**Written problem:**
Retype exactly what runs from the first line of the data to the line with "import * as", keeping both of those lines and skipping pictures.

┄┄┄┄┄┄┄┄┄┄┄┄┄┄┄┄┄┄┄┄

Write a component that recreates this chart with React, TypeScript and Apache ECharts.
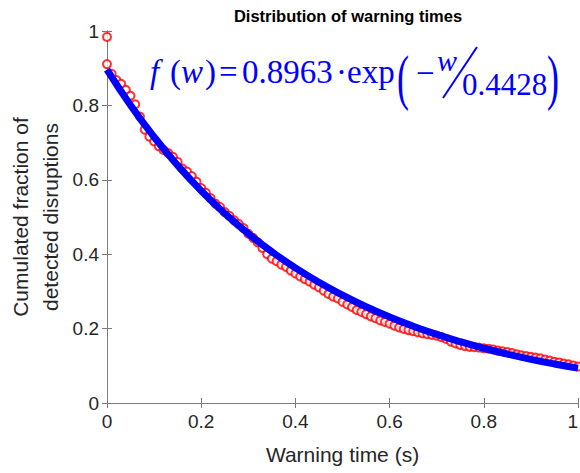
import React, { useEffect, useRef } from "react";
import * as echarts from "echarts";

// Measured cumulated fraction (red circles), warning time step of 0.01 s from 0 to 1
const measuredStart = [0.984]; // extra point at w = 0
const measuredValues = [
  0.911, 0.885, 0.868, 0.858, 0.842, 0.826, 0.803, 0.770, 0.735, 0.716,
  0.703, 0.690, 0.680, 0.672, 0.662, 0.648, 0.630, 0.622, 0.610, 0.595,
  0.578, 0.565, 0.551, 0.536, 0.527, 0.513, 0.503, 0.491, 0.481, 0.470,
  0.455, 0.444, 0.432, 0.417, 0.400, 0.388, 0.381, 0.372, 0.366, 0.356,
  0.348, 0.340, 0.333, 0.326, 0.318, 0.311, 0.302, 0.293, 0.286, 0.281,
  0.272, 0.265, 0.258, 0.250, 0.245, 0.239, 0.233, 0.228, 0.222, 0.218,
  0.213, 0.208, 0.203, 0.199, 0.196, 0.193, 0.190, 0.187, 0.185, 0.183,
  0.181, 0.177, 0.172, 0.165, 0.160, 0.156, 0.153, 0.151, 0.150, 0.149,
  0.147, 0.146, 0.144, 0.141, 0.139, 0.137, 0.134, 0.131, 0.128, 0.126,
  0.124, 0.122, 0.120, 0.117, 0.114, 0.111, 0.109, 0.106, 0.104, 0.101,
  0.098,
];

// Fitted curve samples (blue line)
const fitTimes = [
  0, 0.05, 0.1, 0.15, 0.2, 0.25, 0.3, 0.35, 0.4, 0.45, 0.5,
  0.55, 0.6, 0.65, 0.7, 0.75, 0.8, 0.85, 0.9, 0.95, 1.0,
];
const fitValues = [
  0.8963, 0.8006, 0.7151, 0.6387, 0.5705, 0.5096, 0.4552, 0.4066, 0.3632, 0.3244, 0.2898,
  0.2588, 0.2312, 0.2065, 0.1845, 0.1648, 0.1472, 0.1315, 0.1174, 0.1049, 0.0937,
];

const xTicks = [0, 0.2, 0.4, 0.6, 0.8, 1];

const titleText = "Distribution of warning times";
const xName = "Warning time (s)";
const yName = "Cumulated fraction of\ndetected disruptions";

export default function App() {
  const ref = useRef<HTMLDivElement>(null);

  useEffect(() => {
    if (!ref.current) return;
    const chart = echarts.init(ref.current, undefined, { renderer: "svg" });

    const measured: number[][] = [];
    measuredStart.forEach((v) => measured.push([0, v]));
    measuredValues.forEach((v, i) => measured.push([i / 100, v]));
    const fit = fitTimes.map((t, i) => [t, fitValues[i]]);

    const axisColor = "#7a7a7a";
    const labelColor = "#262626";
    const sans = "Liberation Sans";
    const serif = "Liberation Serif";
    const blue = "#0000ff";

    const txt = (
      text: string,
      x: number,
      y: number,
      size: number,
      italic = false,
      scaleY = 1
    ) => ({
      type: "text",
      x,
      y,
      scaleY,
      silent: true,
      style: {
        text,
        fill: blue,
        font: `${italic ? "italic " : ""}${size}px "${serif}"`,
        align: "left",
        verticalAlign: "middle",
        textAlign: "left",
        textVerticalAlign: "middle",
      },
    });

    const baseX = {
      type: "value",
      min: 0,
      max: 1,
      interval: 0.2,
      splitLine: { show: false },
      axisLine: { show: true, lineStyle: { color: axisColor, width: 1 } },
      axisTick: { show: true, inside: true, length: 5, lineStyle: { color: axisColor } },
    };
    const baseY = {
      type: "value",
      min: 0,
      max: 1,
      interval: 0.2,
      splitLine: { show: false },
      axisLine: { show: true, lineStyle: { color: axisColor, width: 1 } },
      axisTick: { show: true, inside: true, length: 5, lineStyle: { color: axisColor } },
    };

    chart.setOption({
      animation: false,
      backgroundColor: "#ffffff",
      title: {
        text: titleText,
        left: 343,
        top: 2,
        textAlign: "center",
        textStyle: {
          fontSize: 16.5,
          fontWeight: "bold",
          fontFamily: sans,
          color: "#000000",
        },
      },
      grid: {
        left: 107,
        right: 2,
        top: 31,
        bottom: 70,
        containLabel: false,
        outerBoundsMode: "none",
      },
      xAxis: [
        {
          ...baseX,
          position: "bottom",
          name: xName,
          nameLocation: "middle",
          nameGap: 41,
          nameMoveOverlap: false,
          nameTextStyle: { fontSize: 21, fontFamily: sans, color: labelColor },
          axisLabel: {
            show: true,
            margin: 9,
            fontSize: 19,
            fontFamily: sans,
            color: labelColor,
            alignMaxLabel: "right",
            formatter: (v: number) => {
              const t = xTicks.find((k) => Math.abs(k - v) < 1e-9);
              return t === undefined ? "" : String(t);
            },
          },
        },
        { ...baseX, position: "top", axisLabel: { show: false } },
      ],
      yAxis: [
        {
          ...baseY,
          position: "left",
          name: yName,
          nameLocation: "middle",
          nameRotate: 90,
          nameGap: 42,
          nameMoveOverlap: false,
          nameTextStyle: {
            fontSize: 21,
            fontFamily: sans,
            color: labelColor,
            lineHeight: 30,
          },
          axisLabel: {
            show: true,
            margin: 8,
            fontSize: 19,
            fontFamily: sans,
            color: labelColor,
          },
        },
        { ...baseY, position: "right", axisLabel: { show: false } },
      ],
      series: [
        {
          type: "scatter",
          name: "measured",
          data: measured,
          symbol: "emptyCircle",
          symbolSize: 8,
          clip: false,
          itemStyle: { color: "#ff0000", borderColor: "#ff0000", borderWidth: 1 },
          xAxisIndex: 0,
          yAxisIndex: 0,
          z: 2,
        },
        {
          type: "line",
          name: "fit",
          data: fit,
          smooth: true,
          showSymbol: false,
          symbol: "none",
          lineStyle: { color: blue, width: 7 },
          xAxisIndex: 0,
          yAxisIndex: 0,
          z: 3,
        },
      ],
      graphic: [
        txt("f", 150, 72, 33, true),
        txt("(", 170, 72, 33),
        txt("w", 181, 72, 33, true),
        txt(")", 205, 72, 33),
        txt("=", 219, 72, 33),
        txt("0.8963", 242, 72, 33),
        txt("·", 336, 72, 33),
        txt("exp", 347, 72, 33),
        txt("(", 397, 77, 36, false, 1.7),
        txt("−", 416, 73, 33),
        txt("w", 437, 60, 30, true),
        {
          type: "line",
          silent: true,
          shape: { x1: 477, y1: 47, x2: 443, y2: 98 },
          style: { stroke: blue, lineWidth: 2 },
        },
        txt("0.4428", 462, 84, 31),
        txt(")", 547, 77, 36, false, 1.7),
      ],
    });

    return () => chart.dispose();
  }, []);

  return (
    <div
      ref={ref}
      style={{ position: "fixed", left: 0, top: 0, width: 580, height: 473 }}
    />
  );
}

┄┄┄┄┄┄┄┄┄┄┄┄┄┄┄┄┄┄┄┄

**Finished task:**
Write a component that recreates this chart with React, TypeScript and Apache ECharts.
import React, { useEffect, useRef } from "react";
import * as echarts from "echarts";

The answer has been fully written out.